# Dataset excerpt start

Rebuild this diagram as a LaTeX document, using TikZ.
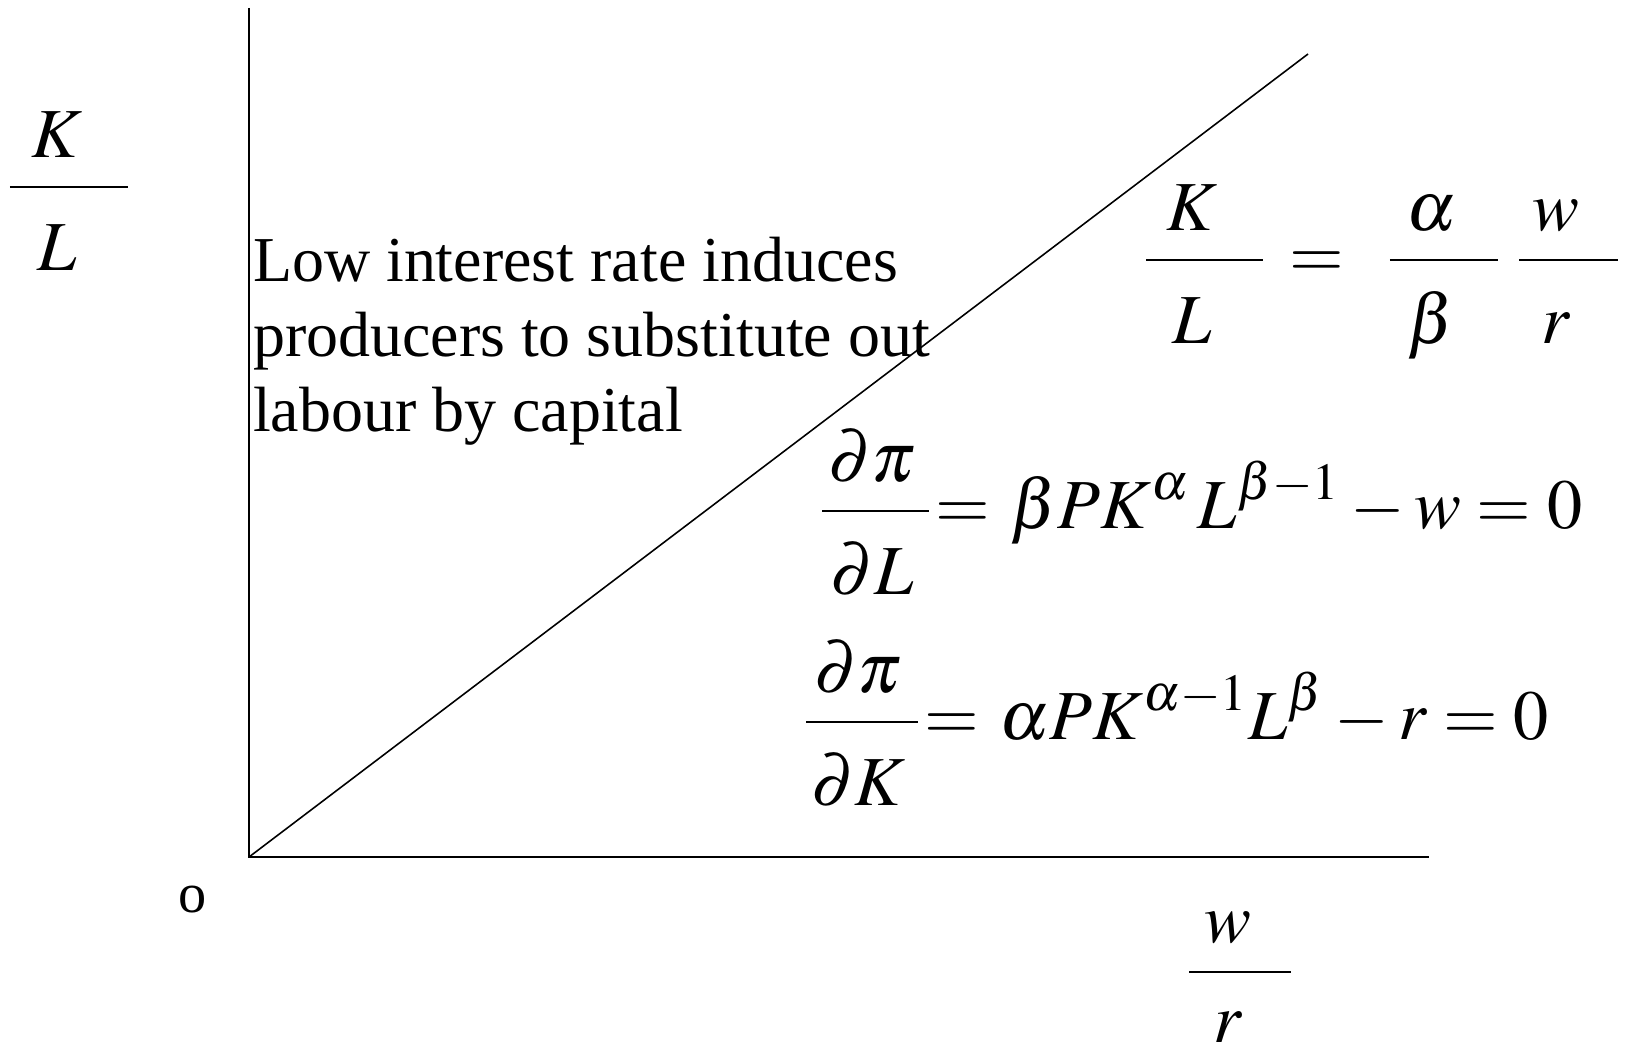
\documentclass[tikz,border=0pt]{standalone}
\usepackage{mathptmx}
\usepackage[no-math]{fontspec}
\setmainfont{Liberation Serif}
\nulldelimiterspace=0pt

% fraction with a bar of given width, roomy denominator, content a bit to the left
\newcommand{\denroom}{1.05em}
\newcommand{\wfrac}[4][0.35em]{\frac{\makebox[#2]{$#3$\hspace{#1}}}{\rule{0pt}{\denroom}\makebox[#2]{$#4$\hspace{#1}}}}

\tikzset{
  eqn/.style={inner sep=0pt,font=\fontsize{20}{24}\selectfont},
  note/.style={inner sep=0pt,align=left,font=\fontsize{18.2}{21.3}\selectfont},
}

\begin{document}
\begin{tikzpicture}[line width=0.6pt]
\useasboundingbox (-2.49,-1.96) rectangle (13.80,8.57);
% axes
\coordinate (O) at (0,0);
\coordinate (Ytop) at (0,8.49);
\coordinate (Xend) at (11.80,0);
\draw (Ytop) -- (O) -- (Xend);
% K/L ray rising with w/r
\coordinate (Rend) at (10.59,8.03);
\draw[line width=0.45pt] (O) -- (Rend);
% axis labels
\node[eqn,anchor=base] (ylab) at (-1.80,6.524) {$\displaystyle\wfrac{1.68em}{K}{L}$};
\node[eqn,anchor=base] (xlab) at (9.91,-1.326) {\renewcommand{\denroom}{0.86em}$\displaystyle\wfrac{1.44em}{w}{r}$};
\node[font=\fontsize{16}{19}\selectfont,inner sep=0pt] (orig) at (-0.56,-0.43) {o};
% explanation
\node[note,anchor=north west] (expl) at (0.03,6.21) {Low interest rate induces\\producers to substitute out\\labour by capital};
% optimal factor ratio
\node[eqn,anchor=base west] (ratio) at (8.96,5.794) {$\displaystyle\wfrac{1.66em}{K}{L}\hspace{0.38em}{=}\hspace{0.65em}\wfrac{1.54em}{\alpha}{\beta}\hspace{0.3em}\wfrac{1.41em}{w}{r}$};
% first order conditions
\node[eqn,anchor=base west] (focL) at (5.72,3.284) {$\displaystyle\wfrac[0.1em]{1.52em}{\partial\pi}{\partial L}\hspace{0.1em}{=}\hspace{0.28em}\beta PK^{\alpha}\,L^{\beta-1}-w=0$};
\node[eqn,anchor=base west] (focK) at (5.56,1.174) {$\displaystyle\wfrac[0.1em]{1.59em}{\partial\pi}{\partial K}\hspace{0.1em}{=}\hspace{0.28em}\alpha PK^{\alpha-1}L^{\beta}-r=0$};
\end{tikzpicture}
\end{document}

# Dataset excerpt end

:: Exercise goal ::
Set the pictures aside and transcribe the data above exactly.

:: Exercise response ::
Rebuild this diagram as a LaTeX document, using TikZ.
\documentclass[tikz,border=0pt]{standalone}
\usepackage{mathptmx}
\usepackage[no-math]{fontspec}
\setmainfont{Liberation Serif}
\nulldelimiterspace=0pt

% fraction with a bar of given width, roomy denominator, content a bit to the left
\newcommand{\denroom}{1.05em}
\newcommand{\wfrac}[4][0.35em]{\frac{\makebox[#2]{$#3$\hspace{#1}}}{\rule{0pt}{\denroom}\makebox[#2]{$#4$\hspace{#1}}}}

\tikzset{
  eqn/.style={inner sep=0pt,font=\fontsize{20}{24}\selectfont},
  note/.style={inner sep=0pt,align=left,font=\fontsize{18.2}{21.3}\selectfont},
}

\begin{document}
\begin{tikzpicture}[line width=0.6pt]
\useasboundingbox (-2.49,-1.96) rectangle (13.80,8.57);
% axes
\coordinate (O) at (0,0);
\coordinate (Ytop) at (0,8.49);
\coordinate (Xend) at (11.80,0);
\draw (Ytop) -- (O) -- (Xend);
% K/L ray rising with w/r
\coordinate (Rend) at (10.59,8.03);
\draw[line width=0.45pt] (O) -- (Rend);
% axis labels
\node[eqn,anchor=base] (ylab) at (-1.80,6.524) {$\displaystyle\wfrac{1.68em}{K}{L}$};
\node[eqn,anchor=base] (xlab) at (9.91,-1.326) {\renewcommand{\denroom}{0.86em}$\displaystyle\wfrac{1.44em}{w}{r}$};
\node[font=\fontsize{16}{19}\selectfont,inner sep=0pt] (orig) at (-0.56,-0.43) {o};
% explanation
\node[note,anchor=north west] (expl) at (0.03,6.21) {Low interest rate induces\\producers to substitute out\\labour by capital};
% optimal factor ratio
\node[eqn,anchor=base west] (ratio) at (8.96,5.794) {$\displaystyle\wfrac{1.66em}{K}{L}\hspace{0.38em}{=}\hspace{0.65em}\wfrac{1.54em}{\alpha}{\beta}\hspace{0.3em}\wfrac{1.41em}{w}{r}$};
% first order conditions
\node[eqn,anchor=base west] (focL) at (5.72,3.284) {$\displaystyle\wfrac[0.1em]{1.52em}{\partial\pi}{\partial L}\hspace{0.1em}{=}\hspace{0.28em}\beta PK^{\alpha}\,L^{\beta-1}-w=0$};
\node[eqn,anchor=base west] (focK) at (5.56,1.174) {$\displaystyle\wfrac[0.1em]{1.59em}{\partial\pi}{\partial K}\hspace{0.1em}{=}\hspace{0.28em}\alpha PK^{\alpha-1}L^{\beta}-r=0$};
\end{tikzpicture}
\end{document}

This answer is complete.